The global strategy could also be called a “specialization” strategy.
•A specialization strategy would normally be adopted by companies that exhibit some
of the following traits:
•costs vary substantially across countries for different kinds of production and services
•low transportation costs, low border costs
•fixed costs are large
Sometimes companies switch a specialization strategy when facing competitive pressures.
Hybrid strategies
- Branching strategy
The “branching” strategy is a hybrid of the exporting and multidomestic strategies. Some functions are centralized and other functions are decentralized. For example, R&D, finance, and key component production may be centralized, while final assembly and marketing may be decentralized. Examples include some of the Japanese automakers, who tend to make their key components in Japan, but do final assembly and marketing in North America, Europe and Asia. (Final assembly plants in a branching strategy are sometimes called screwdriver factories.)

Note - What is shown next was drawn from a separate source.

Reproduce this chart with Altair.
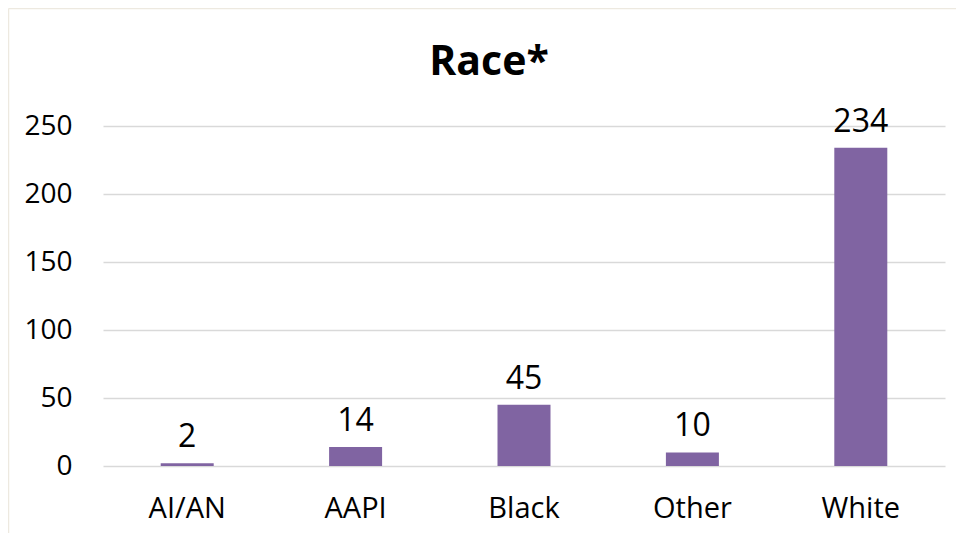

A branching strategy would normally be adopted by companies that exhibit some of the following traits:
•high transportation costs on final goods and low transportation costs on parts
•high border costs on final goods and low border costs on parts
•low fixed costs on final assembly and high fixed costs on parts
•large economies of scale in engineering, design, strategic management and the
•manufacture of key components, and high communication costs between these
•functions
•home country has cost advantage on parts, but there are no substantial cost
•differences between countries on final assembly .
- large foreign markets
- Offshore Outsourcing Strategy
Under this strategy, the firm contracts other firms to carry out its foreign operations. In a sense, this is a combination of the exporting and global strategy. The functions are carried out according to the global pattern, but the firm itself does not carry out the offshore activities. Thus, the firm’s own activities are centralized. An example is Nike, whose products are manufactured by independent companies in various Asian countries.
- Transnational Strategy
The transnational strategy is another strategy often identified as one of the main strategies. Proponents of the transnational strategy sometimes claim that this strategy has the advantages that both the multidomestic and global strategies have. But they gloss over the disadvantages of these strategies. For example, if a firm has high fixed costs, and then replication is expensive. If the transnational strategy involves a presence in each market, then it has to bear the cost of replication. There is no way around that problem.
Transnational strategy is really a hybrid of the other strategies, and that the firm uses a multidomestic strategy only for those activities where that strategy makes the most sense, and uses the global strategy for the activities where the global strategy makes the most sense.